Jakarta, KabarBerita.id — Palestina pada Kamis (26/1) menyatakan menangguhkan koordinasi keamanan dengan Israel setelah serangan mematikan tentara di Tepi Barat yang menewaskan sembilan orang.
“Koordinasi keamanan dengan pemerintah pendudukan Israel tidak ada lagi saat ini,” bunyi pernyataan resmi dari kantor Presiden Palestina Mahmoud Abbas, Kamis (26/1).

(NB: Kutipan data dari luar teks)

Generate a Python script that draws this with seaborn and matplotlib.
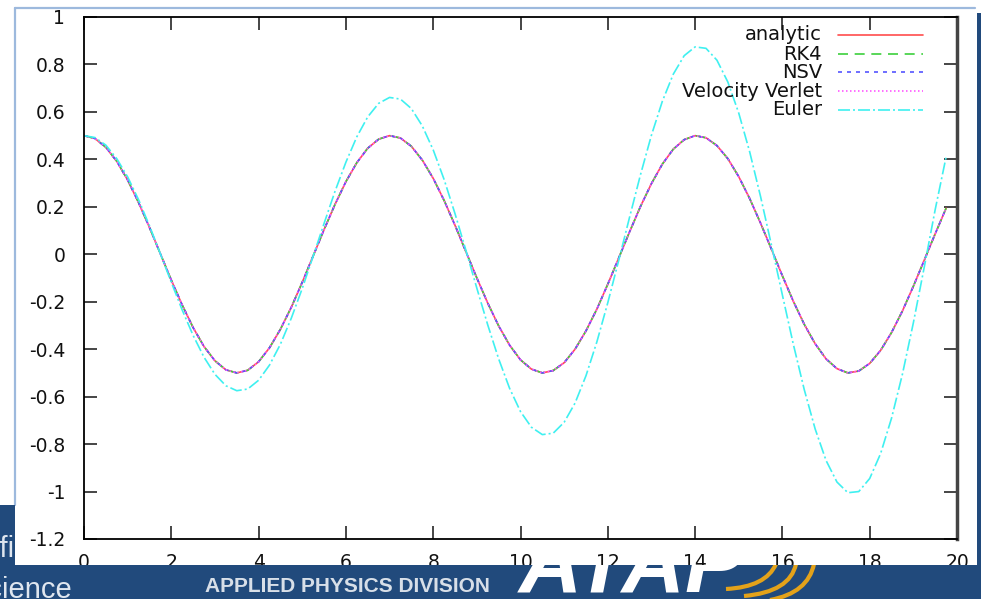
import numpy as np
import matplotlib
matplotlib.use('Agg')
import matplotlib.pyplot as plt
import seaborn as sns
from matplotlib.lines import Line2D
from matplotlib.path import Path
from matplotlib.patches import PathPatch

# sample grid (step 0.25) and values
t = np.arange(0, 20, 0.25)

analytic = [0.500, 0.488, 0.451, 0.392, 0.313, 0.218, 0.113, 0.002, -0.109, -0.214,
            -0.309, -0.389, -0.449, -0.487, -0.500, -0.489, -0.453, -0.394, -0.316, -0.223,
            -0.118, -0.007, 0.104, 0.210, 0.306, 0.386, 0.447, 0.485, 0.500, 0.490,
            0.455, 0.397, 0.320, 0.227, 0.122, 0.011, -0.100, -0.206, -0.302, -0.383,
            -0.445, -0.484, -0.500, -0.490, -0.457, -0.400, -0.323, -0.231, -0.126, -0.016,
            0.095, 0.202, 0.298, 0.380, 0.443, 0.483, 0.500, 0.491, 0.458, 0.403,
            0.327, 0.235, 0.131, 0.021, -0.091, -0.198, -0.295, -0.377, -0.441, -0.482,
            -0.500, -0.492, -0.460, -0.405, -0.330, -0.239, -0.135, -0.025, 0.086, 0.194]

# RK4, NSV and Velocity Verlet sit on top of the analytic curve
rk4 = list(analytic)
nsv = list(analytic)
verlet = list(analytic)

euler = [0.500, 0.492, 0.460, 0.403, 0.326, 0.230, 0.120, 0.002, -0.118, -0.235,
         -0.342, -0.434, -0.506, -0.554, -0.575, -0.568, -0.531, -0.467, -0.379, -0.269,
         -0.144, -0.008, 0.130, 0.265, 0.388, 0.495, 0.579, 0.636, 0.661, 0.654,
         0.614, 0.541, 0.440, 0.315, 0.171, 0.016, -0.143, -0.298, -0.441, -0.565,
         -0.663, -0.729, -0.760, -0.754, -0.708, -0.627, -0.512, -0.369, -0.204, -0.026,
         0.157, 0.336, 0.502, 0.645, 0.759, 0.837, 0.874, 0.868, 0.818, 0.726,
         0.595, 0.432, 0.243, 0.038, -0.172, -0.379, -0.570, -0.736, -0.869, -0.960,
         -1.005, -1.000, -0.945, -0.840, -0.691, -0.505, -0.289, -0.054, 0.188, 0.410]

labels = ['analytic', 'RK4', 'NSV', 'Velocity Verlet', 'Euler']
xticks = [0, 2, 4, 6, 8, 10, 12, 14, 16, 18, 20]
yticks = [-1.2, -1.0, -0.8, -0.6, -0.4, -0.2, 0.0, 0.2, 0.4, 0.6, 0.8, 1.0]
ytick_labels = ['-1.2', '-1', '-0.8', '-0.6', '-0.4', '-0.2', '0', '0.2', '0.4', '0.6', '0.8', '1']

W, H = 981, 599
BLUE = '#214a7c'

sns.set_style('ticks')
plt.rcParams['font.family'] = ['DejaVu Sans']
plt.rcParams['axes.unicode_minus'] = False


def box(x0, y0, x1, y1):
    # pixel box (y down) -> figure fraction rect
    return [x0 / W, 1 - y1 / H, (x1 - x0) / W, (y1 - y0) / H]


fig = plt.figure(figsize=(W / 100, H / 100), dpi=100)
fig.patch.set_facecolor('white')

ax = fig.add_axes(box(84, 17, 957, 539))
ax.set_facecolor('white')

styles = [
    dict(color='#ff4d4d', linestyle='-'),
    dict(color='#3ccf3c', linestyle=(0, (6, 4))),
    dict(color='#5555ff', linestyle=(0, (2.4, 3))),
    dict(color='#ff55ff', linestyle=(0, (0.9, 1.5))),
    dict(color='#3ff0f0', linestyle=(0, (7.2, 1.8, 1.2, 1.8))),
]
series = [analytic, rk4, nsv, verlet, euler]
for vals, st in zip(series, styles):
    sns.lineplot(x=t, y=vals, ax=ax, lw=1.2, **st)

ax.set_xlim(0, 20)
ax.set_ylim(-1.2, 1)
ax.set_xticks(xticks)
ax.set_xticklabels([str(v) for v in xticks])
ax.set_yticks(yticks)
ax.set_yticklabels(ytick_labels)
ax.set_xlabel('')
ax.set_ylabel('')
ax.tick_params(direction='in', length=9.5, width=1.2, top=True, right=True,
               labelsize=13.5, labelcolor='#111111')
ax.tick_params(axis='y', pad=13.5)
ax.tick_params(axis='x', pad=10)
for s in ax.spines.values():
    s.set_visible(True)
    s.set_linewidth(1.3)
    s.set_color('black')
ax.spines['right'].set_linewidth(2.5)
ax.spines['right'].set_color('#444444')

# gnuplot-style key: right aligned labels, sample line on the right
key_rows = [35, 54, 72, 91, 110]
for lab, st, yy in zip(labels, styles, key_rows):
    fig.text(822 / W, 1 - yy / H, lab, ha='right', va='center', fontsize=14, color='#111111')
    fig.add_artist(Line2D([838 / W, 923 / W], [1 - yy / H, 1 - yy / H],
                          transform=fig.transFigure, lw=1.2, **st))

# slide frame around the pasted plot
fig.add_artist(Line2D([15 / W, 975 / W], [1 - 8 / H, 1 - 8 / H],
                      transform=fig.transFigure, color='#9db9dd', lw=1.6))
fig.add_artist(Line2D([15 / W, 15 / W], [1 - 8 / H, 1 - 505 / H],
                      transform=fig.transFigure, color='#9db9dd', lw=1.6))


def strip(rect):
    a = fig.add_axes(rect, zorder=5)
    a.set_facecolor(BLUE)
    a.set_xticks([])
    a.set_yticks([])
    for s in a.spines.values():
        s.set_visible(False)
    return a


band = strip(box(0, 565, W, H))
band.set_xlim(0, W)
band.set_ylim(H, 565)

left = strip(box(0, 505, 15, 565))
left.set_xlim(0, 15)
left.set_ylim(565, 505)

right = strip(box(977, 13, W, 565))

left.text(29, 557, 'Scientific', ha='right', va='baseline', fontsize=21,
          color='#dfe6ef', family='Liberation Sans', clip_on=True)
band.text(72, 598, 'Science', ha='right', va='baseline', fontsize=21,
          color='#dfe6ef', family='Liberation Sans', clip_on=True)
apd = band.text(205, 592, 'APPLIED PHYSICS DIVISION', ha='left', va='baseline',
                fontsize=17, color='#d8dfe8', fontweight='bold',
                family=['Liberation Sans Narrow', 'Liberation Sans'], clip_on=True)
band.text(519, 591, 'ATAP', ha='left', va='baseline', fontsize=63,
          fontweight='bold', fontstyle='italic', color='white',
          family='Liberation Sans', clip_on=True)

# fit the division name to its width on the slide
r = fig.canvas.get_renderer()
w = apd.get_window_extent(r).width
apd.set_fontsize(17 * 287 / w)

# orange swoosh of the logo
for (x0, y0), (cx, cy), (x1, y1) in [((726, 589), (766, 587), (776, 564)),
                                     ((744, 596), (790, 592), (796, 564)),
                                     ((770, 600), (808, 593), (814, 564))]:
    p = Path([(x0, y0), (cx, cy), (x1, y1)], [Path.MOVETO, Path.CURVE3, Path.CURVE3])
    band.add_patch(PathPatch(p, fill=False, edgecolor='#e3a21a', lw=3, clip_on=True))

fig.savefig('out.png', dpi=100, facecolor=fig.get_facecolor())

Terakhir kali Abbas membuat pengumuman seperti itu pada Mei 2020, sebagai tanggapan atas rencana Israel mencaplok bagian Tepi Barat, saat AS masih dipimpin Presiden Donald Trump.
Abbas kemudian memulihkan hubungan itu pada November 2020, setelah Joe Biden mengalahkan Donald Trump dalam Pilpres AS.
Penangguhan koordinasi keamanan dengan Israel berpotensi beri dampak signifikan bagi warga sipil Palestina. Seperti diberitakan AFP, salah satu dampaknya terkait pemindahan pasien Palestina ke rumah sakit Israel dari Tepi Barat dan dari Gaza.
Pengumuman penangguhan terjadi beberapa jam setelah pasukan Israel dilaporkan melancarkan serangan gas air mata ke bangsal anak-anak di sebuah rumah sakit di Tepi Barat, Palestina, pada Kamis (26/1).
Insiden itu menewaskan sembilan orang termasuk perempuan dan melukai 20 orang lainnya.
Kementerian Kesehatan Palestina menuduh pasukan Israel dengan sengaja melancarkan serangan itu hingga membuat anak-anak yang sedang dirawat di RS itu tersedak.
“Pasukan penjajah (Israel) menyerbu Rumah Sakit Pemerintah di Jenin dan dengan sengaja menembakkan tabung gas air mata ke bagian pediatrik di rumah sakit,” papar Menteri Kesehatan Palestina Mai al-Kaila.
Ini menjadi salah satu serangan paling mematikan di Tepi Barat dalam beberapa tahun terakhir.
Meski begitu militer Israel membantah melancarkan serangan ke rumah sakit tersebut.
Sementara itu Menteri Luar Negeri AS Antony Blinken dijadwalkan berada di wilayah itu pekan depan untuk mendesak penghentian kekerasan di kawasan.
AS juga dengan cepat mengutuk keputusan terbaru Palestina untuk memutuskan hubungan keamanan Israel, dengan mengatakan itu bukan “langkah yang tepat”.